When he and Sir Alastair Cook briefly embraced at the end of their counties’ final game of the season, it marked not just the passing of a player’s career but the gradual ebbing away of an element of English cricket culture. These were two players, born on the same day nine years apart, whose international careers briefly intersected, and both of them know that their personal histories might have been very different if certain things beyond anyone’s control hadn’t happened. They also know and understand what it is like to exchange fame and fortune for a more moderate sort of heroism at Chelmsford or Taunton, instead of the Gabba or the Oval, whether you have any choice over the timing of your departure or not.
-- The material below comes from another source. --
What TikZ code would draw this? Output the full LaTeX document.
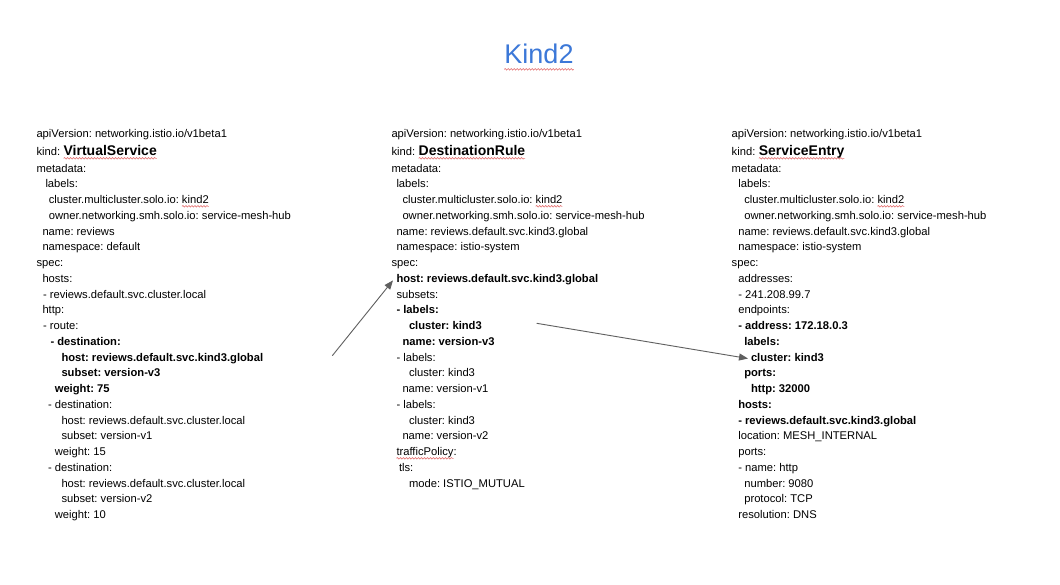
\documentclass[tikz,border=0pt]{standalone}
\usepackage{fontspec}
\setmainfont{Liberation Sans}
\usetikzlibrary{arrows.meta,decorations.pathmorphing}
\definecolor{titleblue}{HTML}{3C78D8}
\definecolor{arrowgray}{HTML}{5F5F5F}
\definecolor{squig}{HTML}{E57373}
\frenchspacing
\newcommand{\yamlline}[5][]{\node[yl,#1] (#2) at (#3,{172+(#4-2)*15.75}) {#5};}
\tikzset{
  yl/.style={anchor=base west, inner sep=0pt, outer sep=0pt, font=\fontsize{11.2}{13}\selectfont, text=black},
  bl/.style={font=\fontsize{11.2}{13}\selectfont\bfseries},
  kindw/.style={yl, font=\fontsize{14}{16}\selectfont\bfseries},
  squiggle/.style={draw=squig, line width=0.6pt, decorate, decoration={snake, amplitude=0.8pt, segment length=3pt}},
  conn/.style={draw=arrowgray, line width=0.9pt, -{Triangle[length=9pt,width=7pt]}},
}
\begin{document}
\begin{tikzpicture}[x=1pt,y=-1pt]
\useasboundingbox (0,0) rectangle (1060,584);
\fill[white] (0,0) rectangle (1060,584);
% title
\node[font=\fontsize{27}{32}\selectfont, text=titleblue, anchor=base, inner sep=0pt] (title) at (539,63.3) {Kind2};
\draw[squiggle] ([yshift=-6pt]title.base west) -- ([yshift=-6pt]title.base east);

% ---------- column 1 : VirtualService ----------
\node[yl] (a0) at (36.5,137) {apiVersion: networking.istio.io/v1beta1};
\node[yl] (a1) at (36.5,155.5) {kind:};
\node[kindw] (a1w) at ([xshift=3.5pt]a1.base east) {VirtualService};
\yamlline{a2}{36.5}{2}{metadata:}
\yamlline{a3}{45.5}{3}{labels:}
\yamlline{a4}{48.8}{4}{cluster.multicluster.solo.io:}
\node[yl] (a4k) at ([xshift=3.1pt]a4.base east) {kind2};
\yamlline{a5}{48.8}{5}{owner.networking.smh.solo.io: service-mesh-hub}
\yamlline{a6}{42.5}{6}{name: reviews}
\yamlline{a7}{42.5}{7}{namespace: default}
\yamlline{a8}{36.5}{8}{spec:}
\yamlline{a9}{42.5}{9}{hosts:}
\yamlline{a10}{43}{10}{- reviews.default.svc.cluster.local}
\yamlline{a11}{42.5}{11}{http:}
\yamlline{a12}{43}{12}{- route:}
\yamlline[bl]{a13}{50.5}{13}{- destination:}
\yamlline[bl]{a14}{61.5}{14}{host: reviews.default.svc.kind3.global}
\yamlline[bl]{a15}{61.5}{15}{subset: version-v3}
\yamlline[bl]{a16}{54.8}{16}{weight: 75}
\yamlline{a17}{48.1}{17}{- destination:}
\yamlline{a18}{61.5}{18}{host: reviews.default.svc.cluster.local}
\yamlline{a19}{61.5}{19}{subset: version-v1}
\yamlline{a20}{54.8}{20}{weight: 15}
\yamlline{a21}{48.1}{21}{- destination:}
\yamlline{a22}{61.5}{22}{host: reviews.default.svc.cluster.local}
\yamlline{a23}{61.5}{23}{subset: version-v2}
\yamlline{a24}{54.8}{24}{weight: 10}

% ---------- column 2 : DestinationRule ----------
\node[yl] (b0) at (391.5,137) {apiVersion: networking.istio.io/v1beta1};
\node[yl] (b1) at (391.5,155.5) {kind:};
\node[kindw] (b1w) at ([xshift=3.5pt]b1.base east) {DestinationRule};
\yamlline{b2}{391.5}{2}{metadata:}
\yamlline{b3}{396.5}{3}{labels:}
\yamlline{b4}{402.5}{4}{cluster.multicluster.solo.io:}
\node[yl] (b4k) at ([xshift=3.1pt]b4.base east) {kind2};
\yamlline{b5}{402.5}{5}{owner.networking.smh.solo.io: service-mesh-hub}
\yamlline{b6}{396.5}{6}{name: reviews.default.svc.kind3.global}
\yamlline{b7}{396.5}{7}{namespace: istio-system}
\yamlline{b8}{391.5}{8}{spec:}
\yamlline[bl]{b9}{396.5}{9}{host: reviews.default.svc.kind3.global}
\yamlline{b10}{396.5}{10}{subsets:}
\yamlline[bl]{b11}{396.5}{11}{- labels:}
\yamlline[bl]{b12}{409}{12}{cluster: kind3}
\yamlline[bl]{b13}{402.5}{13}{name: version-v3}
\yamlline{b14}{396.5}{14}{- labels:}
\yamlline{b15}{409}{15}{cluster: kind3}
\yamlline{b16}{402.5}{16}{name: version-v1}
\yamlline{b17}{396.5}{17}{- labels:}
\yamlline{b18}{409}{18}{cluster: kind3}
\yamlline{b19}{402.5}{19}{name: version-v2}
\yamlline{b20}{396.5}{20}{trafficPolicy}
\node[yl] (b20c) at (b20.base east) {:};
\yamlline{b21}{399}{21}{tls:}
\yamlline{b22}{409}{22}{mode: ISTIO\_MUTUAL}

% ---------- column 3 : ServiceEntry ----------
\node[yl] (c0) at (731.7,137) {apiVersion: networking.istio.io/v1beta1};
\node[yl] (c1) at (731.7,155.5) {kind:};
\node[kindw] (c1w) at ([xshift=3.5pt]c1.base east) {ServiceEntry};
\yamlline{c2}{731.7}{2}{metadata:}
\yamlline{c3}{738.3}{3}{labels:}
\yamlline{c4}{744.3}{4}{cluster.multicluster.solo.io:}
\node[yl] (c4k) at ([xshift=3.1pt]c4.base east) {kind2};
\yamlline{c5}{744.3}{5}{owner.networking.smh.solo.io: service-mesh-hub}
\yamlline{c6}{738.3}{6}{name: reviews.default.svc.kind3.global}
\yamlline{c7}{738.3}{7}{namespace: istio-system}
\yamlline{c8}{731.7}{8}{spec:}
\yamlline{c9}{738.3}{9}{addresses:}
\yamlline{c10}{738.3}{10}{- 241.208.99.7}
\yamlline{c11}{738.3}{11}{endpoints:}
\yamlline[bl]{c12}{738.3}{12}{- address: 172.18.0.3}
\yamlline[bl]{c13}{744.3}{13}{labels:}
\yamlline[bl]{c14}{751}{14}{cluster: kind3}
\yamlline[bl]{c15}{744.3}{15}{ports:}
\yamlline[bl]{c16}{751}{16}{http: 32000}
\yamlline[bl]{c17}{738.3}{17}{hosts:}
\yamlline[bl]{c18}{738.3}{18}{- reviews.default.svc.kind3.global}
\yamlline{c19}{738.3}{19}{location: MESH\_INTERNAL}
\yamlline{c20}{738.3}{20}{ports:}
\yamlline{c21}{738.3}{21}{- name: http}
\yamlline{c22}{744.3}{22}{number: 9080}
\yamlline{c23}{744.3}{23}{protocol: TCP}
\yamlline{c24}{738.3}{24}{resolution: DNS}

% spell-check squiggles
\foreach \w in {a1w,b1w,c1w,a4k,b4k,c4k,b20}{
  \draw[squiggle] ([yshift=-2.8pt]\w.base west) -- ([yshift=-2.8pt]\w.base east);
}

% connectors
\coordinate (s1) at (332.3,355.7);
\draw[conn] (s1) -- ([xshift=-3.5pt,yshift=-1pt]b9.west);
\coordinate (s2) at (536.7,323.3);
\draw[conn] (s2) -- ([xshift=-3pt,yshift=-1.5pt]c14.west);
\end{tikzpicture}
\end{document}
How many players in the future will get so much professional satisfaction, so much pleasure, from simply playing four day county cricket, long after, for them, the bright lights of the international game have been extinguished? The never-ending world of bastardised cricket will claim most of them before they even have the chance to see what they might become, let alone sink back into the life they used to know before they hit the big time.
And now, as county cricket as we know and love it enters another phase of threat and uncertainty – not that it ever left the last one, or the one before that, behind – memories of Marcus and times like these are what we are left with. And, whatever exists when the pieces thrown into the air and scattered to the winds by The Hundred land, these are what we will always have.
Cherish them for as long as you can.